The Defined Benefit Plan must specify the form of payment relating to the benefit formula. For instance, a Traditional Plan often will provide a monthly benefit starting at the Plan's retirement age for the life of the participant. Payments cease upon the participant's death and further amounts are not provided to a beneficiary.

 

On the other hand, Cash Balance Plans are expressed as account balances, so the formula is in terms of a lump sum payout. Under either type of Plan, the participant must have additional forms of payment from which to choose. For example, all Defined Benefit Plans must provide a lifetime annuity that ceases upon the participant's death and a spousal annuity option (e.g., an annuity paid for the life of the participant that reduces to 50% of the original payment upon the death of the participant and is paid for the life of the surviving spouse).

 

Additionally, the Plan may provide other forms of payments, such as a single sum payout in a Traditional Plan or a lifetime annuity that guarantees a minimum number of payments even if the participant deceases before that period of time. When the participant separates from service and is eligible for immediate payment, the employer must provide the participant a calculation of their benefit and the optional forms of payment available. They also must tell the participant that they may defer the payment, if applicable. Based on this information and other disclosures, the participant elects a form of payment and sends the paperwork to the employer for processing and the payout of their benefit.

 

Actuarial Equivalence

Forms of payment may be adjusted to reflect that they differ in value. For instance, a lifetime annuity that ceases upon the participant's death would be expected to be less valuable than an annuity that provides a 10-year guarantee of payments regardless when the participant deceases. Of course, if the participant lives for more than 10 years, the streams of payment end up being equivalent. However, when payments commence, there is a probability that the participant will die within 10 years, making the guaranteed payment form more valuable than the life only form of payment. As a result, Defined Benefit Plans generally will adjust alternate forms of payment such that the actuarial present values are equal. In our example above, the guaranteed payment would be reduced to reflect that it may be paid longer than the life only benefit. Just how much would it be reduced? The reduction will depend on the interest and mortality rates specified in the Plan document. Additionally, the amount will be adjusted based on the participant's age. Older participants are more likely to decease prior to the 10-year period than younger participants, so that the guaranteed payments are more likely to come into play. Thus, a larger reduction is required for an older participant to make the forms of payment actuarially equivalent.

 

An employer is able to change the Plan's actuarial equivalence basis but they generally must grandfather the benefit earned at the time that the basis was changed to reflect the original definition of actuarial equivalence. In some cases, Plans may subsidize certain forms of payment, such as the default spousal survivor payment. In such a case, the subsidized payment may not be reduced even though it is more valuable.

 

Regardless, Defined Benefit Plan rules indicate that interest and mortality rates must be "reasonable". Additionally, the most valuable form of payment must be the default spousal survivor payment. Recently, lawsuits have alleged that certain pension plans do not have reasonable assumptions (mostly because they have not updated interest and mortality rates for several years or even decades).

 

Defined Benefit Plan Rules for Disability Benefits in a Plan

If a participant separates from service due to disability, they may be able to receive their benefit. Whether they are eligible to receive benefits immediately depends on the Plan provisions. If the participant has reached the Plan's early or normal retirement age, they may receive payout under the applicable provision. However, if they separate from the service prior to the Plan's retirement age, they may not be able to commence payments immediately.

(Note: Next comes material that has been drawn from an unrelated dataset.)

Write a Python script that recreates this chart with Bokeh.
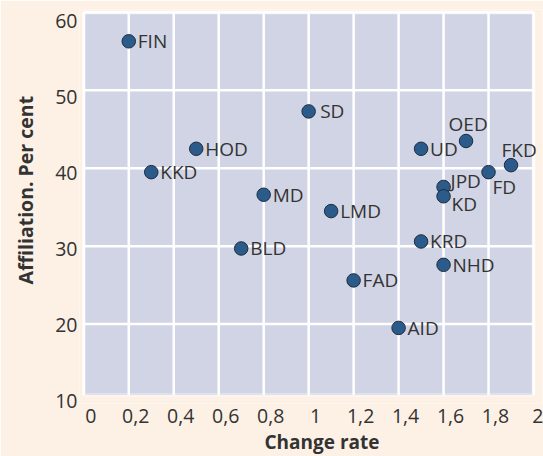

As mentioned, most small Traditional and Cash Balance Plans allow participants to elect a single sum payout in lieu of a future stream of lifetime payments. A disabled participant, who separated from service, would be able to take a payout under this provision.

Larger Traditional Plans, on the other hand, typically do not allow large single sum payouts. However, they may provide a special disability benefit. Specifically, the Plan may credit benefit service that would have been earned had the participant worked to retirement. Additionally, the Plan may allow for immediate payment of the benefit. To reflect that additional payments will be made to the participant because of early commencement, the Plan may reduce the benefit so that it is equivalent to the unreduced payments that would start at the Plan's retirement age. In some cases, the Plan may subsidize disability benefits so that they are not fully reduced or not reduced at all for early payment. These type of special disability benefits may be expensive, and, when valuing the Plan, the actuary will account for the increased cost and the probability of their occurrence.

 

Benefit Cutbacks Are Not Permitted

In general, Defined Benefit Plan rules do not allow an employer to reduce benefits that the participant has already earned. However, employers may amend the Plan to reduce or even cease future benefit increases. To significantly reduce future benefit increases, the employer must provide notice to the affected participants several days in advance of the prospective cutback. Note that there are exceptions for reducing certain ancillary benefits, such as disability and death benefits. These types of benefits are not protected from cutbacks.

 

Freezing Defined Benefit Plans

As mentioned, an employer may reduce or even stop future benefit increases. When an employer completely stops future increases, benefits are "frozen". A hard freeze means that benefits will not increase for additional service or increases in compensation (applies to a Traditional Plan). Alternatively, the employer may freeze additional service but allow participant benefits to increase with future compensation. This essentially provides a COLA adjusted benefit through the date the participant separates from service. Sometimes this is called a soft freeze. Typically, when a Defined Benefit Plan freezes, the employer closes the Plan to any new participants. This creates a closed group of participants that decreases over time as participants are cashed out or become deceased.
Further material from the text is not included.